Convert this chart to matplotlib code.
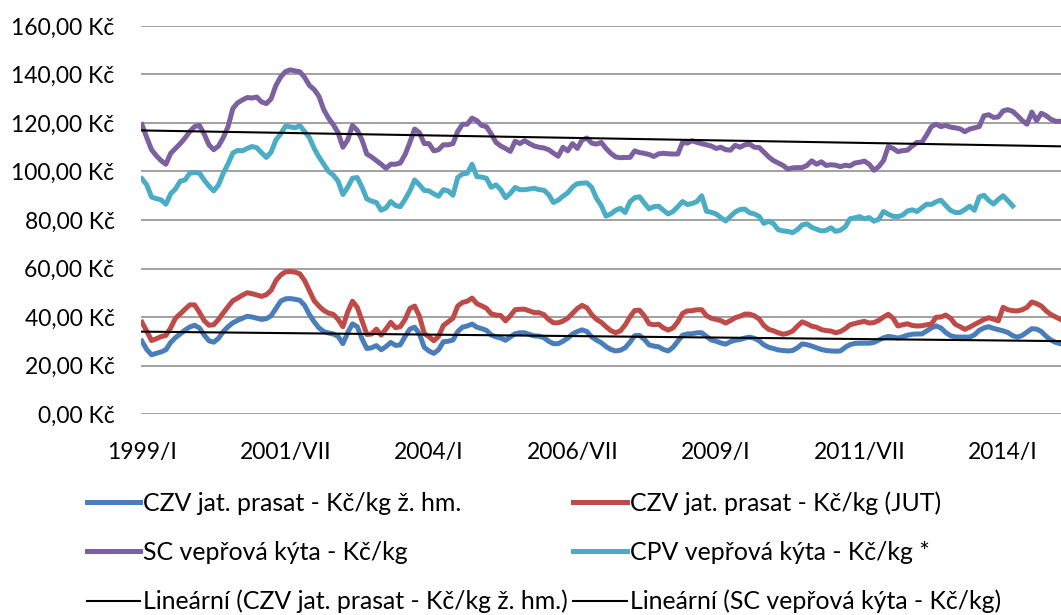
import numpy as np
import matplotlib
matplotlib.use("Agg")
import matplotlib.pyplot as plt

# monthly prices, 1999/I onwards (Kč)
czv_zhm = [30, 26.6, 24.4, 25, 25.6, 26.5, 29.5, 31.5, 33, 34.6,
	35.9, 36.6, 35.5, 32.6, 30.2, 29.6, 31.2, 34, 36, 37.6,
	38.6, 39.5, 40.3, 40, 39.5, 39, 39.3, 40.5, 43.5, 46.5,
	47.5, 47.6, 47.3, 46.9, 44.8, 41, 38, 35.5, 34, 33.4,
	33, 32, 29, 33.5, 37.2, 36, 31, 27, 27.3, 28.2,
	26.5, 27.8, 29.5, 28.3, 28.5, 32, 35, 35.8, 33, 27.5,
	26, 25, 26.5, 29.8, 30, 30.5, 34, 35.8, 36.3, 37.1,
	35.8, 35.2, 34.5, 32.6, 31.8, 31.3, 30.4, 31.8, 33.1, 33.5,
	33.5, 32.8, 32.2, 32.1, 31.5, 30, 29, 29, 30, 31.3,
	33, 34, 34.7, 34, 31.8, 30.5, 29.4, 27.8, 26.6, 26,
	26.3, 27.3, 29.6, 32.3, 32.4, 30.8, 28.5, 28, 27.7, 26.6,
	26, 27.5, 30, 32.5, 33, 33.1, 33.5, 33.5, 32, 30.5,
	30, 29.3, 28.8, 29.8, 30.4, 30.7, 31.3, 31.7, 31.2, 30.2,
	28.5, 27.5, 27, 26.4, 26.2, 26, 26.2, 27.3, 28.9, 28.6,
	28, 27.3, 26.6, 26.2, 26, 25.9, 26, 27.5, 28.6, 29.1,
	29.2, 29.2, 29.2, 29.5, 30.5, 31.4, 32, 31.7, 31.3, 31.8,
	32.5, 32.9, 33, 33, 34.2, 35.5, 36.3, 35.5, 33.6, 32.3,
	31.8, 31.7, 31.7, 31.7, 32.6, 34.5, 35.5, 36, 35.3, 34.8,
	34.3, 33.6, 32.3, 31.7, 32.4, 33.8, 35.2, 35, 34, 32,
	30.5, 29.5, 29]

czv_jut = [37.8, 34.2, 30.3, 31, 31.9, 32.4, 35.5, 39.5, 41.3, 43.2,
	45, 45, 42, 38.5, 36.6, 36.8, 39, 41.7, 44.3, 46.7,
	47.8, 49, 50, 49.6, 49.1, 48.5, 49.2, 51, 55, 57.3,
	58.6, 58.8, 58.5, 57.8, 55, 50.8, 46.7, 44.5, 42.7, 41.6,
	41.1, 39, 36, 42, 46.5, 44, 38.5, 32.8, 33, 35,
	32.5, 35, 37.8, 35.6, 36, 39, 43.5, 44.5, 40.3, 33.2,
	31.9, 30.2, 32, 36.5, 38, 39.5, 44.5, 46, 46.5, 47.8,
	45.5, 44.6, 43.6, 41.3, 40.8, 40.6, 38.4, 40.5, 43, 43.2,
	43.2, 42.5, 41.8, 41.8, 41, 39, 37.6, 37.6, 38.3, 39.5,
	41.5, 43.5, 44.8, 43.8, 41, 39, 37.8, 36, 34.4, 33.5,
	34.3, 36.7, 40, 42.7, 42.8, 40.5, 37.2, 36.8, 37, 35.5,
	34.6, 35.5, 38, 41.5, 42.5, 42.6, 43, 43, 40.5, 39.5,
	39, 38.5, 37.5, 38.5, 39.7, 40.3, 41.2, 41.2, 40.5, 39.2,
	36.5, 34.9, 34.3, 33.5, 32.9, 33.3, 34.2, 36.2, 38, 37.2,
	36.2, 35.8, 34.8, 34.4, 34.2, 33.5, 34, 35.2, 36.8, 37.3,
	37.8, 38.2, 37.5, 37.7, 38.6, 40, 41.1, 39.5, 36.3, 36.8,
	37.2, 36.5, 36.3, 36.4, 36.8, 37.1, 39.9, 40, 40.8, 39.5,
	37, 36, 34.9, 35.8, 36.9, 37.9, 39, 39.7, 39.1, 38.4,
	44, 43, 42.6, 42.5, 43, 44, 46.2, 45.5, 44.5, 42.5,
	41, 40, 39]

sc_kyta = [119.3, 114, 109, 106.5, 104.5, 103, 107.5, 109.5, 111.5, 113.8,
	116.5, 118.5, 119, 115.5, 111, 109, 110.5, 114, 118.5, 126,
	128.3, 129.5, 130.5, 130.3, 130.7, 128.7, 128, 130, 135.5, 139,
	141.2, 141.9, 141.5, 141.1, 138.8, 135.5, 133.8, 131, 125.5, 122,
	119.3, 116, 110, 113, 119, 117, 113, 107.2, 106, 104.5,
	103, 101.3, 103, 103, 103.5, 107, 112, 117.5, 116, 111.5,
	111.5, 108.5, 109, 111, 111, 111.5, 116.5, 119.5, 119.5, 122,
	121, 119, 118.5, 115.5, 112, 110.5, 109.5, 108.3, 112.5, 111.5,
	112.7, 111.5, 110.5, 110, 109.7, 109, 107.6, 106.3, 110, 108.5,
	111.5, 109.5, 113, 113.8, 111.7, 111.3, 112, 109.5, 107.5, 106,
	105.7, 105.8, 105.8, 108.5, 107.8, 107.5, 107, 106.2, 107.3, 107.5,
	107.3, 107.2, 107.2, 112, 111.7, 112.7, 112, 111.5, 111, 110.5,
	109.5, 110, 109, 108.8, 110.8, 110, 111, 111.3, 110, 109.9,
	108, 106, 104.5, 103.5, 102.5, 101, 101.5, 101.6, 101.6, 102.5,
	104.4, 103, 104, 102.5, 102.8, 102.6, 102, 102.6, 102.3, 103.5,
	103.8, 104.3, 103, 100.5, 102, 104.5, 110.3, 109.5, 108.2, 108.6,
	108.8, 110.5, 112, 112, 115, 118.5, 119.5, 118.5, 119, 118.3,
	118, 117.6, 116.4, 117.5, 118, 118.5, 123, 123.4, 122.3, 122.5,
	125, 125.5, 124.8, 123, 121, 119.5, 124.5, 121, 124, 123,
	121.5, 120.7, 120.7]

cpv_kyta = [97, 94.5, 89.5, 88.8, 88.3, 86.5, 90.8, 92.8, 96, 96.5,
	99.3, 99.6, 99.4, 96.5, 94, 92, 94.5, 99.3, 103.2, 107.6,
	108.7, 108.5, 109.5, 110.3, 109.8, 107.7, 105.8, 108, 113, 115.5,
	118.7, 118.4, 118, 118.9, 116.5, 114, 109.5, 106, 103, 100,
	98.5, 96, 90.5, 93.5, 97.2, 97.5, 93.5, 88.7, 87.8, 87.2,
	84, 85, 87.6, 86, 85.5, 88.5, 92, 96.5, 94.5, 92.2,
	92, 90.8, 89.8, 92.5, 92, 90.2, 97.5, 99, 99.3, 103,
	97.9, 97.7, 97.2, 93.5, 94.5, 92.5, 89.2, 91, 93.4, 92.5,
	92.5, 92.8, 93.1, 92.5, 92.3, 90.5, 87.2, 88.2, 89.8, 91.2,
	93.6, 95, 95.2, 95.3, 93.5, 89, 86, 81.6, 82.5, 84,
	84.8, 83.1, 87.5, 89.2, 89.6, 87, 84.6, 85.5, 85.7, 84,
	82.5, 83.5, 85.5, 87.6, 86.4, 86.8, 87.6, 90, 83.6, 83.2,
	82.5, 81, 79.6, 81.5, 83.3, 84.3, 84.5, 83, 82.5, 81.5,
	78.6, 79.5, 78.5, 76, 75.5, 75.3, 74.8, 76, 78, 78.4,
	77, 76.2, 75.5, 75.7, 76.8, 75.3, 75.8, 77.2, 80.5, 80.9,
	81.4, 80.5, 81, 79.5, 80.3, 83.5, 82.4, 81.5, 81.4, 82,
	83.7, 84.2, 83.5, 85, 86.5, 86.4, 87.5, 88.2, 86, 84,
	83.1, 83.1, 84.3, 85.7, 84, 89.5, 90.2, 88, 86.6, 88.5,
	90, 88, 85.8]

tick_labels = ["1999/I", "2001/VII", "2004/I", "2006/VII", "2009/I", "2011/VII", "2014/I"]
names = ["CZV jat. prasat - Kč/kg ž. hm.", "CZV jat. prasat - Kč/kg (JUT)",
	"SC vepřová kýta - Kč/kg", "CPV vepřová kýta - Kč/kg *"]

plt.rcParams["font.family"] = ["Lato", "DejaVu Sans"]
plt.rcParams["font.size"] = 16.5

fig = plt.figure(figsize=(10.61, 6.15), dpi=100)
ax = fig.add_axes([141/1061, 1-414/615, 920/1061, 388/615])

lw = 3.6
l1, = ax.plot(np.arange(len(czv_zhm)), czv_zhm, color="#4a7ebb", lw=lw, solid_joinstyle="round", label=names[0])
l2, = ax.plot(np.arange(len(czv_jut)), czv_jut, color="#be4b48", lw=lw, solid_joinstyle="round", label=names[1])
l3, = ax.plot(np.arange(len(sc_kyta)), sc_kyta, color="#7d60a0", lw=lw, solid_joinstyle="round", label=names[2])
l4, = ax.plot(np.arange(len(cpv_kyta)), cpv_kyta, color="#4bacc6", lw=lw, solid_joinstyle="round", label=names[3])

# linear trends (like Excel trendline)
x = np.arange(len(czv_zhm))
k, q = np.polyfit(x, czv_zhm, 1)
t1, = ax.plot(x, k*x + q, color="black", lw=1.5, label="Lineární (" + names[0] + ")")
x = np.arange(len(sc_kyta))
k, q = np.polyfit(x, sc_kyta, 1)
t2, = ax.plot(x, k*x + q, color="black", lw=1.5, label="Lineární (" + names[2] + ")")

ax.set_ylim(0, 160)
ax.set_xlim(-0.2, 192.1)
ax.set_yticks(np.arange(0, 161, 20))
ax.set_yticklabels([f"{v:.2f}".replace(".", ",") + " Kč" for v in np.arange(0, 161, 20)])
ax.set_xticks(np.arange(len(tick_labels)) * 30)
ax.set_xticklabels(tick_labels)
ax.tick_params(axis="both", length=0)
ax.tick_params(axis="y", pad=19)
ax.tick_params(axis="x", pad=20)
ax.grid(axis="y", color="#878787", lw=1.1)
ax.set_axisbelow(True)
for s in ax.spines.values():
	s.set_visible(False)

fig.legend(handles=[l1, l3, t1, l2, l4, t2], ncol=2, loc="upper left",
	bbox_to_anchor=(87/1061, 1-491/615), frameon=False, borderpad=0, borderaxespad=0,
	fontsize=17.9, handlelength=2.15, handletextpad=0.12, columnspacing=0.2, labelspacing=1.05)

fig.savefig("out.png", dpi=100)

*Given task:* Pictures are excluded: retype only the lines from the beginning of the listing above through the line with "30.5, 29.5, 29]", both included.

*Result:*
Convert this chart to matplotlib code.
import numpy as np
import matplotlib
matplotlib.use("Agg")
import matplotlib.pyplot as plt

# monthly prices, 1999/I onwards (Kč)
czv_zhm = [30, 26.6, 24.4, 25, 25.6, 26.5, 29.5, 31.5, 33, 34.6,
	35.9, 36.6, 35.5, 32.6, 30.2, 29.6, 31.2, 34, 36, 37.6,
	38.6, 39.5, 40.3, 40, 39.5, 39, 39.3, 40.5, 43.5, 46.5,
	47.5, 47.6, 47.3, 46.9, 44.8, 41, 38, 35.5, 34, 33.4,
	33, 32, 29, 33.5, 37.2, 36, 31, 27, 27.3, 28.2,
	26.5, 27.8, 29.5, 28.3, 28.5, 32, 35, 35.8, 33, 27.5,
	26, 25, 26.5, 29.8, 30, 30.5, 34, 35.8, 36.3, 37.1,
	35.8, 35.2, 34.5, 32.6, 31.8, 31.3, 30.4, 31.8, 33.1, 33.5,
	33.5, 32.8, 32.2, 32.1, 31.5, 30, 29, 29, 30, 31.3,
	33, 34, 34.7, 34, 31.8, 30.5, 29.4, 27.8, 26.6, 26,
	26.3, 27.3, 29.6, 32.3, 32.4, 30.8, 28.5, 28, 27.7, 26.6,
	26, 27.5, 30, 32.5, 33, 33.1, 33.5, 33.5, 32, 30.5,
	30, 29.3, 28.8, 29.8, 30.4, 30.7, 31.3, 31.7, 31.2, 30.2,
	28.5, 27.5, 27, 26.4, 26.2, 26, 26.2, 27.3, 28.9, 28.6,
	28, 27.3, 26.6, 26.2, 26, 25.9, 26, 27.5, 28.6, 29.1,
	29.2, 29.2, 29.2, 29.5, 30.5, 31.4, 32, 31.7, 31.3, 31.8,
	32.5, 32.9, 33, 33, 34.2, 35.5, 36.3, 35.5, 33.6, 32.3,
	31.8, 31.7, 31.7, 31.7, 32.6, 34.5, 35.5, 36, 35.3, 34.8,
	34.3, 33.6, 32.3, 31.7, 32.4, 33.8, 35.2, 35, 34, 32,
	30.5, 29.5, 29]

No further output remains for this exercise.